Однако в случае с синагогами вышеописанный тип правосознания дошел до той критической точки, после которой говорить о добросовестных заблуждениях европейских общечеловеков уже невозможно. Отныне перед нами нечто существенно худшее. Альфой и омегой новейшей гуманитарной идеологии была именно Катастрофа европейского еврейства. Принципы «воспитания после Освенцима» предполагали сверхбдительность по отношению к всюду обнаруживаемым новейшим «эсэсовцам» и «гестаповцам» и сверхтерпимость к любым меньшинствам, сколь бы негодно те себя ни вели, ибо прежний дефицит этих чувств привел и к «хрустальной ночи», и к Аушвицу. В канонизированном ныне мае 1968 года т. Глюксман и его соратники именовали «эсэсовцем» любого носителя полицейской формы и героически скандировали: «Мы — немецкие евреи». Всякое сколь угодно смиренное возражение парировалось тем сверхаргументом, что оппонент — гестаповец и адвокат Аушвица.
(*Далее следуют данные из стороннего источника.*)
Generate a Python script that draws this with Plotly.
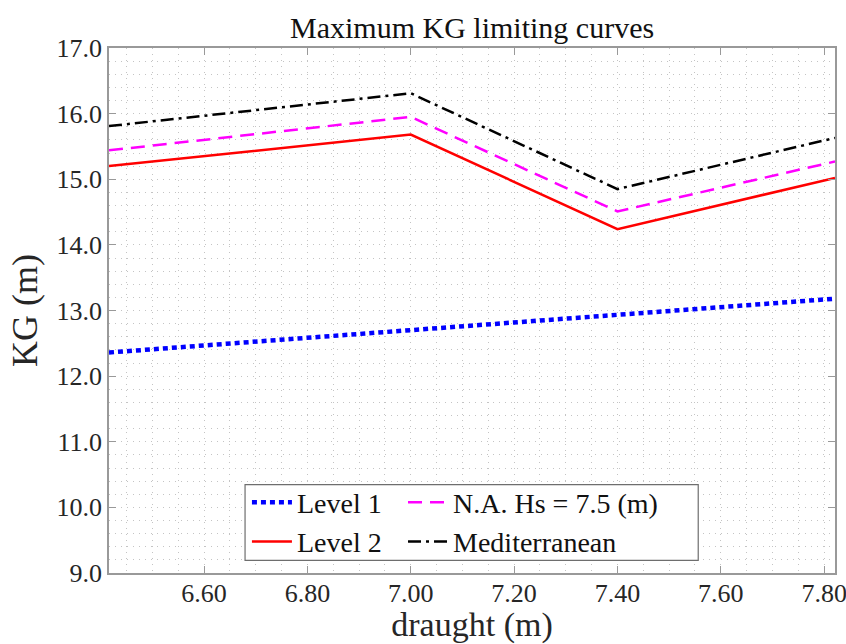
import plotly.graph_objects as go

draught = [6.416, 7.00, 7.40, 7.821]
level1 = [12.36, 12.70, 12.93, 13.18]
level2 = [15.20, 15.68, 14.24, 15.02]
na_hs75 = [15.44, 15.95, 14.51, 15.27]
mediterranean = [15.81, 16.31, 14.85, 15.63]

x_ticks = [6.6, 6.8, 7.0, 7.2, 7.4, 7.6, 7.8]
y_ticks = [9, 10, 11, 12, 13, 14, 15, 16, 17]

FONT = "Liberation Serif"

fig = go.Figure()
fig.add_trace(go.Scatter(x=draught, y=level1, mode="lines", name="Level 1",
                         line=dict(color="#0000ff", width=4.5, dash="5px,4px"), legend="legend"))
fig.add_trace(go.Scatter(x=draught, y=level2, mode="lines", name="Level 2",
                         line=dict(color="#ff0000", width=2.5), legend="legend"))
fig.add_trace(go.Scatter(x=draught, y=na_hs75, mode="lines", name="N.A. Hs = 7.5 (m)",
                         line=dict(color="#ff00ff", width=2.5, dash="14px,8px"), legend="legend2"))
fig.add_trace(go.Scatter(x=draught, y=mediterranean, mode="lines", name="Mediterranean",
                         line=dict(color="#000000", width=2.5, dash="13px,5px,3px,5px"), legend="legend2"))

grid = "#c4c4c4"
axis_common = dict(
    showline=True, linecolor="#999999", linewidth=1.6, mirror="ticks",
    ticks="inside", ticklen=7, tickcolor="#999999", tickwidth=1.2,
    showgrid=True, gridcolor=grid, griddash="1px,5px", gridwidth=1,
    zeroline=False, automargin=False, ticklabeloverflow="allow",
    tickfont=dict(family=FONT, size=26, color="#262626"),
)

fig.update_xaxes(range=[6.416, 7.821], tickvals=x_ticks, tickformat=".2f",
                 ticklabelstandoff=-4,
                 minor=dict(dtick=0.05, tick0=6.6, showgrid=True, gridcolor=grid,
                            griddash="1px,5px", ticks=""),
                 title=dict(text="draught (m)", font=dict(family=FONT, size=34, color="#262626"), standoff=6),
                 **axis_common)
fig.update_yaxes(range=[9, 17], tickvals=y_ticks, tickformat=".1f",
                 minor=dict(dtick=0.2, tick0=9, showgrid=True, gridcolor=grid,
                            griddash="1px,5px", ticks=""),
                 title=dict(text="KG (m)", font=dict(family=FONT, size=36, color="#262626"), standoff=8),
                 **axis_common)

x0, x1, y0, y1 = 0.1874, 0.8116, 0.0242, 0.1684
fig.add_shape(type="rect", xref="paper", yref="paper", x0=x0, x1=x1, y0=y0, y1=y1,
              fillcolor="white", line=dict(color="#6e6e6e", width=1.2), layer="above")

legend_common = dict(bgcolor="rgba(0,0,0,0)", borderwidth=0, yanchor="top", xanchor="left",
                     font=dict(family=FONT, size=28, color="#111"), tracegroupgap=0,
                     itemwidth=40)
fig.update_layout(
    width=846, height=644,
    margin=dict(l=109, r=11, t=48, b=71),
    plot_bgcolor="white", paper_bgcolor="white",
    title=dict(text="Maximum KG limiting curves", x=0.558, xanchor="center",
               yref="container", y=0.957, yanchor="middle",
               font=dict(family=FONT, size=30, color="#111")),
    legend=dict(x=0.190, y=0.182, **legend_common),
    legend2=dict(x=0.405, y=0.182, **legend_common),
)

fig.write_html("out.html", config={"displayModeBar": False},
               post_script="document.body.style.margin='0';document.body.style.overflow='hidden';")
Прошлого и грядущего. До сих пор эту готовность видеть во всяком минимальном правопорядке руку гестапо и в любом безобразнике — потенциальную жертву газовых камер еще можно было если не извинить, то хотя бы объяснить тем, что прогрессивная душа смертельно и навеки уязвлена Холокостом, верные признаки которого она готова видеть во всех явлениях природы и общественной жизни. После истории с синагогами, вопреки всем ожиданиям эту душу никак не заинтересовавшей, объяснение утратило силу и должно быть заменено куда более прискорбным. Все их «воспитание после Освенцима» — циническая риторика. После Освенцима, который столь долго поминался ими всуе, — циническая до омерзения.